* **Stated problem**:
Extract word for word the lines of the listing from its start to the line holding "type Pt = [number, number];", both ends kept; pictures are not part of the copy.

* **Information supplied**:
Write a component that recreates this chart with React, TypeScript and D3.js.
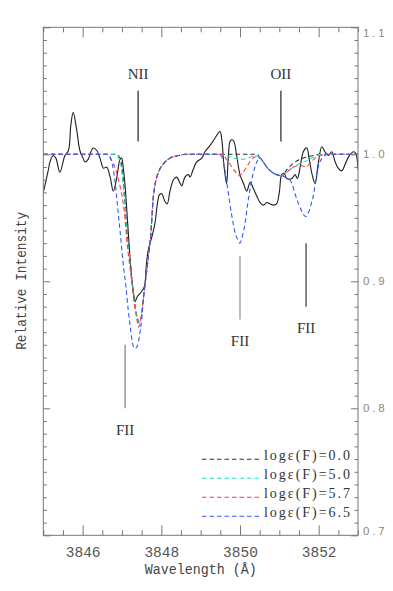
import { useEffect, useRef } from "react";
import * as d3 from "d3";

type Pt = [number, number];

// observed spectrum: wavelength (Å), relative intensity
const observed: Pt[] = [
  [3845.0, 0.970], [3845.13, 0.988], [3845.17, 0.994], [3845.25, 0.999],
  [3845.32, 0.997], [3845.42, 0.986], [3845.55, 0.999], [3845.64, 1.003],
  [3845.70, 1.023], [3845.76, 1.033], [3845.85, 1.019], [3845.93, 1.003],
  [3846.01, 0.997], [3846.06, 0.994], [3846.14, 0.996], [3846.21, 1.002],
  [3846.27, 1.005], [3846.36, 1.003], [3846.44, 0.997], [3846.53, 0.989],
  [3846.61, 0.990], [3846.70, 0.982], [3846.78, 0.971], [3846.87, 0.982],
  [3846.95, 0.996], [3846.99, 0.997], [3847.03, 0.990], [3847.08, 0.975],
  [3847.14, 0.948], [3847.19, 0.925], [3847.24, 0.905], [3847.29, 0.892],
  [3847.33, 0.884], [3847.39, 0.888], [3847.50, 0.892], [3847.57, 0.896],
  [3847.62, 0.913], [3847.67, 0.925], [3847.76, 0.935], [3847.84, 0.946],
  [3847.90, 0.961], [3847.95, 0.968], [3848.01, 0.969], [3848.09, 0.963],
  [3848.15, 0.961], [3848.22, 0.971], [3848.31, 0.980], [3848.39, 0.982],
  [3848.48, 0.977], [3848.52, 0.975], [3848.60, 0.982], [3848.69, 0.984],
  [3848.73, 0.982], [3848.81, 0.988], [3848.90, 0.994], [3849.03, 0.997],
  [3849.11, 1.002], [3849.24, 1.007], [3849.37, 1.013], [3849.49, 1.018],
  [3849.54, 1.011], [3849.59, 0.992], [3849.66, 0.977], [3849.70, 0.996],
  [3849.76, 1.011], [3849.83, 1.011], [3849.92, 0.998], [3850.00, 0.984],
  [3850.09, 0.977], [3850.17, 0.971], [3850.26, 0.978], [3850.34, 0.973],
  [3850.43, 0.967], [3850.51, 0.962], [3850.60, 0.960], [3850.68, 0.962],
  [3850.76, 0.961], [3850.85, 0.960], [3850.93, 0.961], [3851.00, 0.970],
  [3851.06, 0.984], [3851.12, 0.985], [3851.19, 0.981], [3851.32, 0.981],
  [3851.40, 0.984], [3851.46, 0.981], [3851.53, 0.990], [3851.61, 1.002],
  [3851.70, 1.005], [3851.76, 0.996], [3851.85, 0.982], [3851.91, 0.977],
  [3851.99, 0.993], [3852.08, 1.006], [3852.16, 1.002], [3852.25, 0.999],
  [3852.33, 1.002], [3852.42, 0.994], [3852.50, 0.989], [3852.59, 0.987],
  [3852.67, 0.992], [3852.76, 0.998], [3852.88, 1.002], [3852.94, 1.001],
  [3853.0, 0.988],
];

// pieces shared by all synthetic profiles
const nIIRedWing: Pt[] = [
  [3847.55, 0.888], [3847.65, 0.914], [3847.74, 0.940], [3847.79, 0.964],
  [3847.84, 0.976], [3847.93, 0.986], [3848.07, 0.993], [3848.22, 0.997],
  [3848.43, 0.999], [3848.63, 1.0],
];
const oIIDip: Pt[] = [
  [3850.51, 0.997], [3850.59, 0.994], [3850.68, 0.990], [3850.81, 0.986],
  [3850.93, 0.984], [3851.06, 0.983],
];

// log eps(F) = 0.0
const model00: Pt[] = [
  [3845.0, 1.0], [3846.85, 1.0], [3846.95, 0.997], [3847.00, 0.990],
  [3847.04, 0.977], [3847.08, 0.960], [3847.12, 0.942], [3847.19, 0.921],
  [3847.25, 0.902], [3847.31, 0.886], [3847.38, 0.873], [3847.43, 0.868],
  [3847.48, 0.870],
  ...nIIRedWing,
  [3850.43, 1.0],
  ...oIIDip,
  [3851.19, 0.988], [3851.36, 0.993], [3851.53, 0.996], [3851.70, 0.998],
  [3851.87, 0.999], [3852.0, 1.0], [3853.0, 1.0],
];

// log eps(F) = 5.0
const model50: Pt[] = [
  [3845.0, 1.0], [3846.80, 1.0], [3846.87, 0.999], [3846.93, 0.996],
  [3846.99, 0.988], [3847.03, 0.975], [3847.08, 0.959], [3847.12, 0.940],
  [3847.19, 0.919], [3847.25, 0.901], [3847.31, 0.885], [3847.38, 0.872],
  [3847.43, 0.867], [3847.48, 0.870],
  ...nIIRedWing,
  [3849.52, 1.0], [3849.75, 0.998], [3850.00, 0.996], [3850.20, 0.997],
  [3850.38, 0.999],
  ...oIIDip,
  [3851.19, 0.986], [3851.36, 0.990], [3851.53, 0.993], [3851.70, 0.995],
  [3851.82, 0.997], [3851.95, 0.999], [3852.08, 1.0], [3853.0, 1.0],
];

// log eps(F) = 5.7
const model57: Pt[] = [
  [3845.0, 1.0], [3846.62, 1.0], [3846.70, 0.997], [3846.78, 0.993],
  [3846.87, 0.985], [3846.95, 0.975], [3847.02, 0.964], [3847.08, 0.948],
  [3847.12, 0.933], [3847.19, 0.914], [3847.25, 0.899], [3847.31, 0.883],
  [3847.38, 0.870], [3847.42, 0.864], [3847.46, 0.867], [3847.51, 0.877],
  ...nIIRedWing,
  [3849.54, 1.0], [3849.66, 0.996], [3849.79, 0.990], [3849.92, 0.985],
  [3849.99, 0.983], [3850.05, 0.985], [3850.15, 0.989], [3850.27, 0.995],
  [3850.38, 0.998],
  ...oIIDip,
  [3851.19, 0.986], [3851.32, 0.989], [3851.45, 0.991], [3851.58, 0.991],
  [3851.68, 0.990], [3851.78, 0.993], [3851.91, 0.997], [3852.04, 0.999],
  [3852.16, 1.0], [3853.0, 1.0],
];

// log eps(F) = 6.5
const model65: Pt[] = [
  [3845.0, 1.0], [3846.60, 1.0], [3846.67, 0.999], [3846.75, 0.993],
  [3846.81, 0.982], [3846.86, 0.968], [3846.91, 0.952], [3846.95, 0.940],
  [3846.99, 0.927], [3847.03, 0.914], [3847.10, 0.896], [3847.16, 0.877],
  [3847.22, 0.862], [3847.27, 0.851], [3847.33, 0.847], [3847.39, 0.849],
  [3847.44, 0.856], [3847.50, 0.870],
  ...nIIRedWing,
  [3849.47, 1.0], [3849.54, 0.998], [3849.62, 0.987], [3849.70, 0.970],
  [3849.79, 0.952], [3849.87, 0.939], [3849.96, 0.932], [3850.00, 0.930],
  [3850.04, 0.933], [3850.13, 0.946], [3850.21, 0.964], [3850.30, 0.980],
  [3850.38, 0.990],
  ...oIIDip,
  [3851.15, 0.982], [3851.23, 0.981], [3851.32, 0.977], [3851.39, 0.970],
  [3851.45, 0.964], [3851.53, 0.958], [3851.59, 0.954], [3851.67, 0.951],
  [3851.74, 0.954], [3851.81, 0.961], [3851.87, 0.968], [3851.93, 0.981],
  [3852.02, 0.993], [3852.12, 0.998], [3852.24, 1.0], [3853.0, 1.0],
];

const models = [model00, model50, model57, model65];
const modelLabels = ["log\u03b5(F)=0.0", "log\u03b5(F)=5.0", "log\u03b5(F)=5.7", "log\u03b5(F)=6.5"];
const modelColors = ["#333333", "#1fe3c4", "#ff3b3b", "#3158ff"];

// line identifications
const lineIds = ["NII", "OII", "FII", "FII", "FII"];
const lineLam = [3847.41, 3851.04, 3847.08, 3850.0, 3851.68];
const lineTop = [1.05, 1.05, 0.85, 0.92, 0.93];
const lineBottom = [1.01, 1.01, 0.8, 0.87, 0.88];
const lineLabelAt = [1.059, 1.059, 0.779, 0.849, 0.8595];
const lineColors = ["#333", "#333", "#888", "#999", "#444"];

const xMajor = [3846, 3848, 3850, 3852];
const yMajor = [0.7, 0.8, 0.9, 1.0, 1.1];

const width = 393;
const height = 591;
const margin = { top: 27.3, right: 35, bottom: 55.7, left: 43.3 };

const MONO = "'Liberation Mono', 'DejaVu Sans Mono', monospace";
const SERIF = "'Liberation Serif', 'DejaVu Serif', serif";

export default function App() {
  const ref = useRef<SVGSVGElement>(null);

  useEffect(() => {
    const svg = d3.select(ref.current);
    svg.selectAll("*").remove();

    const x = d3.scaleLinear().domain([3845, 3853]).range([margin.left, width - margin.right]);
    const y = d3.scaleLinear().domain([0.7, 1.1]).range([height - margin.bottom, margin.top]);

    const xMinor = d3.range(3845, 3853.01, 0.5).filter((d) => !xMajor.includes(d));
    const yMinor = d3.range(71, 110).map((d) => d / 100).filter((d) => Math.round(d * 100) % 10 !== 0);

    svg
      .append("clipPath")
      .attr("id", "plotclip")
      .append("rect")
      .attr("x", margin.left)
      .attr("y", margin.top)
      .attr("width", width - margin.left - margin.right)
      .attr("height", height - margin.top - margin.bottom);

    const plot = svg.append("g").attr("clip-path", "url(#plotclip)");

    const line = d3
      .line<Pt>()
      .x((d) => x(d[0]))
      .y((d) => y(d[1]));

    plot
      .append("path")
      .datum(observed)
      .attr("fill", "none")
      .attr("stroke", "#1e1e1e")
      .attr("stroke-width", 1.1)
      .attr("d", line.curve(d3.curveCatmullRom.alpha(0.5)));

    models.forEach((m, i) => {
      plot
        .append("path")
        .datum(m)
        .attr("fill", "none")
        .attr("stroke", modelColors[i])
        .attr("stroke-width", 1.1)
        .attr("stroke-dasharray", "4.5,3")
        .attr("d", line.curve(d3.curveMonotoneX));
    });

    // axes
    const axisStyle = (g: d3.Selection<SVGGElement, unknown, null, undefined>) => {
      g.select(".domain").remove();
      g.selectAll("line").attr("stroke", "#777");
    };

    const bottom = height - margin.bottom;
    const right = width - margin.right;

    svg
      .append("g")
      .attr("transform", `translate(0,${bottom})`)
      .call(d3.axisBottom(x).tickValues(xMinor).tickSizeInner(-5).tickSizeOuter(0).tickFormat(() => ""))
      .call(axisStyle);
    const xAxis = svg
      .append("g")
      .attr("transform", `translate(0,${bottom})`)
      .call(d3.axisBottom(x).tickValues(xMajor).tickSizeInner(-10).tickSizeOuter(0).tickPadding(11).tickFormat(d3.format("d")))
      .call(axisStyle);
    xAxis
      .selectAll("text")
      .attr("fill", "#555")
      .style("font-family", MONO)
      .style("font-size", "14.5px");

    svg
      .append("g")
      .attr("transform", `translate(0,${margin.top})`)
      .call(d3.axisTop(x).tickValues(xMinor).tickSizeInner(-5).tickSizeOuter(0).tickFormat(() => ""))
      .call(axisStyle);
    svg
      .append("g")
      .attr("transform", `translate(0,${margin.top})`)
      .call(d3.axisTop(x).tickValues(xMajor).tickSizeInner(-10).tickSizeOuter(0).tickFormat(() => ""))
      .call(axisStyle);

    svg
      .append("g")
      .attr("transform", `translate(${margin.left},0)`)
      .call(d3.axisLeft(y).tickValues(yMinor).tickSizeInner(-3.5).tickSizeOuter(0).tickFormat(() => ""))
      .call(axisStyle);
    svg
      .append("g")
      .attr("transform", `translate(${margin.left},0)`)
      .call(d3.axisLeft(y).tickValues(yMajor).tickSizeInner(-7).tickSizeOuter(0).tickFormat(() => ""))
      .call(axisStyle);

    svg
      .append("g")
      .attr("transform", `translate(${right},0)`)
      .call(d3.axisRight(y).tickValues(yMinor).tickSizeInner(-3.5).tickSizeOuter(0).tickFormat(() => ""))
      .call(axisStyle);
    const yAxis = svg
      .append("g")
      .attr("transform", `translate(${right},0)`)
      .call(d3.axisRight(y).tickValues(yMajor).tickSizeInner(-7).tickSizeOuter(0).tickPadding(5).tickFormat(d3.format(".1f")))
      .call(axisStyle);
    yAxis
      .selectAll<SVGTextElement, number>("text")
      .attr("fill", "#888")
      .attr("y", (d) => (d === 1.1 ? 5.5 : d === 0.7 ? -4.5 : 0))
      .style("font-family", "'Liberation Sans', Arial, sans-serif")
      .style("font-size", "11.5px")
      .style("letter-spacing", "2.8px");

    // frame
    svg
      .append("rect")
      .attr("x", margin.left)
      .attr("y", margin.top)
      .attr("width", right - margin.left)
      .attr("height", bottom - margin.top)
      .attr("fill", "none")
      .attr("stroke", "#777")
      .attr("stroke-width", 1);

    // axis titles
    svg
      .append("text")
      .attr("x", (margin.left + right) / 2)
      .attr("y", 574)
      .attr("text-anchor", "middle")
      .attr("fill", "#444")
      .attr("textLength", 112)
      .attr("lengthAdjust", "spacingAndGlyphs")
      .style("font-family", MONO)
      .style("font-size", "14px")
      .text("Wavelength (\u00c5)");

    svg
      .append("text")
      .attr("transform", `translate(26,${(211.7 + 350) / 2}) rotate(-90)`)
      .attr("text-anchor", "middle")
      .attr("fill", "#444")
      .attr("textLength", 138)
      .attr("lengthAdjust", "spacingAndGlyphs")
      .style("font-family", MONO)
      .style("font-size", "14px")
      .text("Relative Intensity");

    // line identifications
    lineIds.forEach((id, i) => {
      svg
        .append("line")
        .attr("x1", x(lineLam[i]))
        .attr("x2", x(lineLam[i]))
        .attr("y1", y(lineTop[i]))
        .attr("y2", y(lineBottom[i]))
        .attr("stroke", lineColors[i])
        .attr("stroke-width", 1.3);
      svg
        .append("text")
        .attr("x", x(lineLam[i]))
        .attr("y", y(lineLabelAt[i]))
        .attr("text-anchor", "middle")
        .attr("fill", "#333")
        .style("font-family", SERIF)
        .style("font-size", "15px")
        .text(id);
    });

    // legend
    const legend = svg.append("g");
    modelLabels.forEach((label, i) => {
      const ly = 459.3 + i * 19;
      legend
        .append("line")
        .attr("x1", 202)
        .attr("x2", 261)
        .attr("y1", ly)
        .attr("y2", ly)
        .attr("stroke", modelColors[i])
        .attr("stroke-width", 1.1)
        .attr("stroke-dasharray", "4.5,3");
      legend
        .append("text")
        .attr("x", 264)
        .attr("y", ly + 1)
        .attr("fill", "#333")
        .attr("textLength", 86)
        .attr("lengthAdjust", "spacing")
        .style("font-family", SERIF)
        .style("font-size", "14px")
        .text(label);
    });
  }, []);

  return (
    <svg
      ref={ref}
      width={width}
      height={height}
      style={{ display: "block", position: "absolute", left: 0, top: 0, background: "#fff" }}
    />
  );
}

* **Exercise solution**:
Write a component that recreates this chart with React, TypeScript and D3.js.
import { useEffect, useRef } from "react";
import * as d3 from "d3";

type Pt = [number, number];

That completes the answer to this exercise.